EXERCISE DESCRIPTION
Show each line from the listing that includes the word "this".

RECORDS FOR THE TASK
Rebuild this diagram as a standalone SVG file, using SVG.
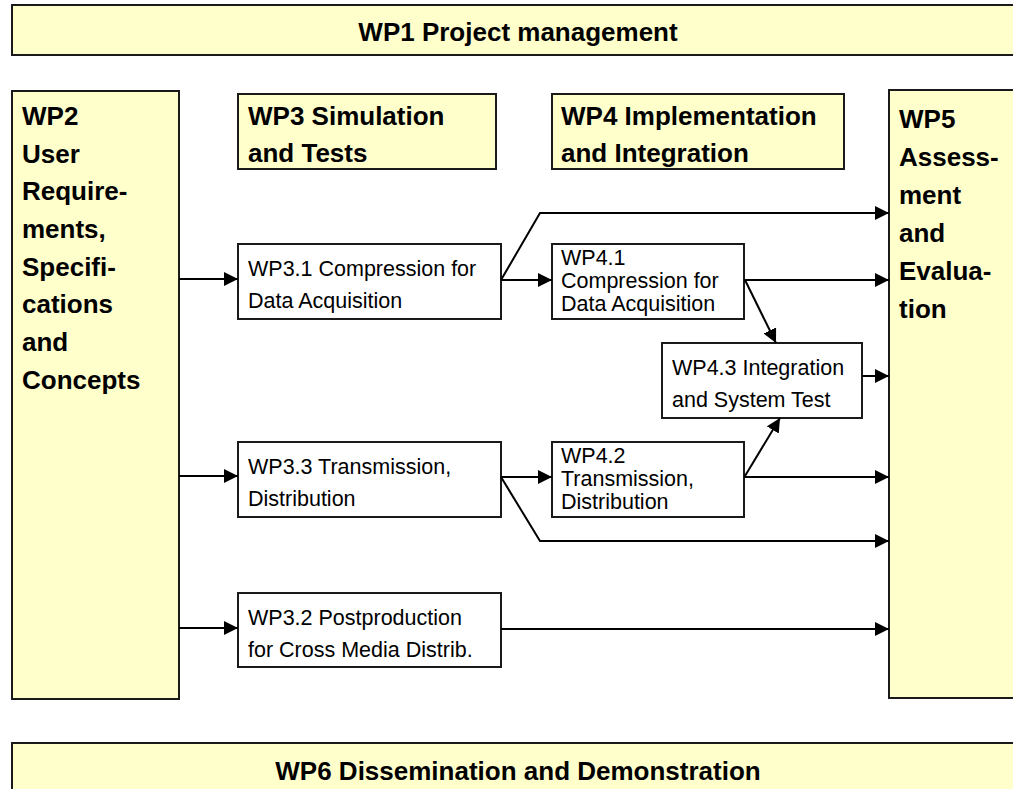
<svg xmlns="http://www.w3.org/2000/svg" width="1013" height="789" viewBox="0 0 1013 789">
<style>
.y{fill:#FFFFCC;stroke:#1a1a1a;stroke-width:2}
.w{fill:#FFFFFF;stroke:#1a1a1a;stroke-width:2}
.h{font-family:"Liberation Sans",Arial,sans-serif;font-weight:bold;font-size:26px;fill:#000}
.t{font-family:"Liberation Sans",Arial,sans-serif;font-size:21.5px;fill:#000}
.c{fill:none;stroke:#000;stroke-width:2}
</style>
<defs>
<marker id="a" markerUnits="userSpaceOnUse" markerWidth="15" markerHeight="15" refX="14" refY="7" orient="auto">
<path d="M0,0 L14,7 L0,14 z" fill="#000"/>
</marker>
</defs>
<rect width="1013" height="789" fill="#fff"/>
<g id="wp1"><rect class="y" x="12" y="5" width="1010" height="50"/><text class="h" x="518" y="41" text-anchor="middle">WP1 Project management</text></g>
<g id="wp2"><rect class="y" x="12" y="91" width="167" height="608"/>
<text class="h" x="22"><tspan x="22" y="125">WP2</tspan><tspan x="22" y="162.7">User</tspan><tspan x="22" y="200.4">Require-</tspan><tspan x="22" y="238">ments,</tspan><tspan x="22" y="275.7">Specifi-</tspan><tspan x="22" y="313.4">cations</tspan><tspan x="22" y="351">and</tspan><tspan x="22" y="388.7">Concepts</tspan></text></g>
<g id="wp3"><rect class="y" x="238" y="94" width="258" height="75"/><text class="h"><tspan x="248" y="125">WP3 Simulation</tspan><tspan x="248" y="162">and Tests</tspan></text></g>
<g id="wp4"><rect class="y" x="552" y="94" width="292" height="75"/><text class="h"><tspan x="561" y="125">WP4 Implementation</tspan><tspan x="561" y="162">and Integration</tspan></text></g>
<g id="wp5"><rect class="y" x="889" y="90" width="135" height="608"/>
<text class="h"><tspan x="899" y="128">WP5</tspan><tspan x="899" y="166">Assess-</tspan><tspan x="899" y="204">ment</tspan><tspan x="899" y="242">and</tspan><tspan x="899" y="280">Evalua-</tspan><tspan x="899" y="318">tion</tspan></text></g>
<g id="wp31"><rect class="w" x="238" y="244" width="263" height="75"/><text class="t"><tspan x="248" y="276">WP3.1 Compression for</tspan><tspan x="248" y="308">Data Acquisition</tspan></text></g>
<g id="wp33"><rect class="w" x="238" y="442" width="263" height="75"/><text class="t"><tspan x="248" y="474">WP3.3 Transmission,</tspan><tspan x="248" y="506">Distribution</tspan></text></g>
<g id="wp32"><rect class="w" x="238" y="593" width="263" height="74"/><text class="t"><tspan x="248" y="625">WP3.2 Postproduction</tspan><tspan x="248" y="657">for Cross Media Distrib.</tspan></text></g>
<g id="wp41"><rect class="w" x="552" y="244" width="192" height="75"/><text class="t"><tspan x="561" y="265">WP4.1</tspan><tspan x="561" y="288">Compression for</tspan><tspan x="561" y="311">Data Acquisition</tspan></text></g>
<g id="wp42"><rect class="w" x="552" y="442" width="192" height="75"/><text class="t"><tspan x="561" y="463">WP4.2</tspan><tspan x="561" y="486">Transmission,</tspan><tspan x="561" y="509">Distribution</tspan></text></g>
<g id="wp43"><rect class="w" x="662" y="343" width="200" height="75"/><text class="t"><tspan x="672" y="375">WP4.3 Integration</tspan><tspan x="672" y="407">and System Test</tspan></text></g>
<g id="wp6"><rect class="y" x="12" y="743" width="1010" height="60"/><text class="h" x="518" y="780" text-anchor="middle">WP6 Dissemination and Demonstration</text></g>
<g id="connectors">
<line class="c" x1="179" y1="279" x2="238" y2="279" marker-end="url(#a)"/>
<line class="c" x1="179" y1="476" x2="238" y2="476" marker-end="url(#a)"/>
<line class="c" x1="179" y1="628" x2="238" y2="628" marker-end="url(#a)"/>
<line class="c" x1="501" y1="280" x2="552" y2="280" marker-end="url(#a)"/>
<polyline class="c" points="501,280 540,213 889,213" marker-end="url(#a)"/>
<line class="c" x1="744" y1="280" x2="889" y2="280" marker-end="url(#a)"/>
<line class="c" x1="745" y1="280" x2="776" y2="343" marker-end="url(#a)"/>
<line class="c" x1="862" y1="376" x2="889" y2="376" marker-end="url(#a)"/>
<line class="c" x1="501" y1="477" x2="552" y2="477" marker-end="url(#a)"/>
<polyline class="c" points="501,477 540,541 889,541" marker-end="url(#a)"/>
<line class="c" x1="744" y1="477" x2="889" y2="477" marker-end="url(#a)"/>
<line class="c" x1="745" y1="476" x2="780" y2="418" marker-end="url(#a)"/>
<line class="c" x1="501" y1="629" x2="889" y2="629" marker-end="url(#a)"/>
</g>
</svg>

...

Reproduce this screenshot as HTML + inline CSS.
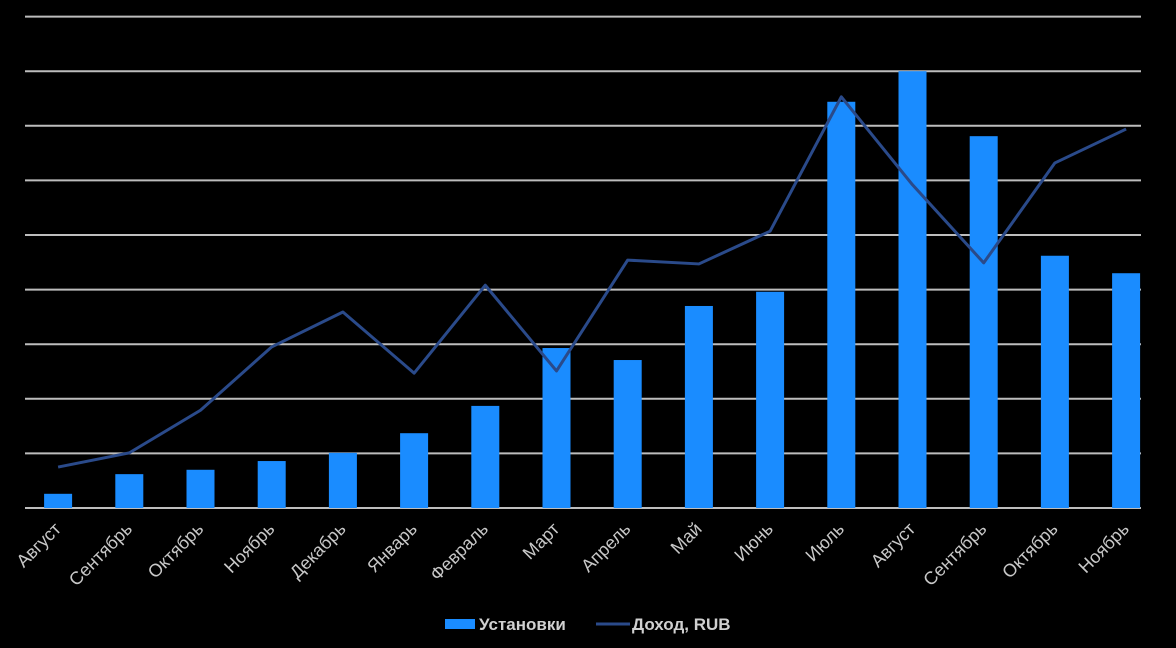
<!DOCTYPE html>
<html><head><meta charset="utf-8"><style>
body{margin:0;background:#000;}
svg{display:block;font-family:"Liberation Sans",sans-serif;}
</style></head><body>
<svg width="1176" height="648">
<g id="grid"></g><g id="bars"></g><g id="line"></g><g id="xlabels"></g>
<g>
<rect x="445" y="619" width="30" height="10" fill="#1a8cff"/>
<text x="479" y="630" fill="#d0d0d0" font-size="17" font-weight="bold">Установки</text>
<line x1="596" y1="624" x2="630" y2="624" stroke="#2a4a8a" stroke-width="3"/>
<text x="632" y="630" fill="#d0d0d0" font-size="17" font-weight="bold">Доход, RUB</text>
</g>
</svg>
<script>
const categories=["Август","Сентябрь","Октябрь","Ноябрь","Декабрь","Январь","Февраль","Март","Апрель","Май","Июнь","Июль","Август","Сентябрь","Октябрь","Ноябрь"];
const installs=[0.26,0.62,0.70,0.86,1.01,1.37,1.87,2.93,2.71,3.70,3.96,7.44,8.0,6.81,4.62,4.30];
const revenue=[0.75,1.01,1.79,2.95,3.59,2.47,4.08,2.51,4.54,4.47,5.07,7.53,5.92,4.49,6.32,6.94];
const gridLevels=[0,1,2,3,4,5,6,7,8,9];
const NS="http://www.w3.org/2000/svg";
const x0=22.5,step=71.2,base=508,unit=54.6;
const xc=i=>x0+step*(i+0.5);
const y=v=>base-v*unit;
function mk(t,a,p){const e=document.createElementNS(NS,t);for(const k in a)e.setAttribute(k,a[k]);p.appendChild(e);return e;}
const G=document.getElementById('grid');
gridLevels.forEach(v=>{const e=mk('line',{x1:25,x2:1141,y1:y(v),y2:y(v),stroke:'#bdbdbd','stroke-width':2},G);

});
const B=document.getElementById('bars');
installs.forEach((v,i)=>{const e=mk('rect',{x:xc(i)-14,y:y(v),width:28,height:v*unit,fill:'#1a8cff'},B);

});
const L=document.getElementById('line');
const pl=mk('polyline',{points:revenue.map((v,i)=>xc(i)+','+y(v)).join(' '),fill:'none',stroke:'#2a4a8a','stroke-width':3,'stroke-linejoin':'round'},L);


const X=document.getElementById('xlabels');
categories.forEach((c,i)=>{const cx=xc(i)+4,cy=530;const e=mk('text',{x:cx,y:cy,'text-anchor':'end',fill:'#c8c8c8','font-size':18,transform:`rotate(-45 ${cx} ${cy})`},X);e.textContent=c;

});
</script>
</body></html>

COMPLETE RESPONSE
Rebuild this diagram as a standalone SVG file, using SVG.
Reproduce this screenshot as HTML + inline CSS.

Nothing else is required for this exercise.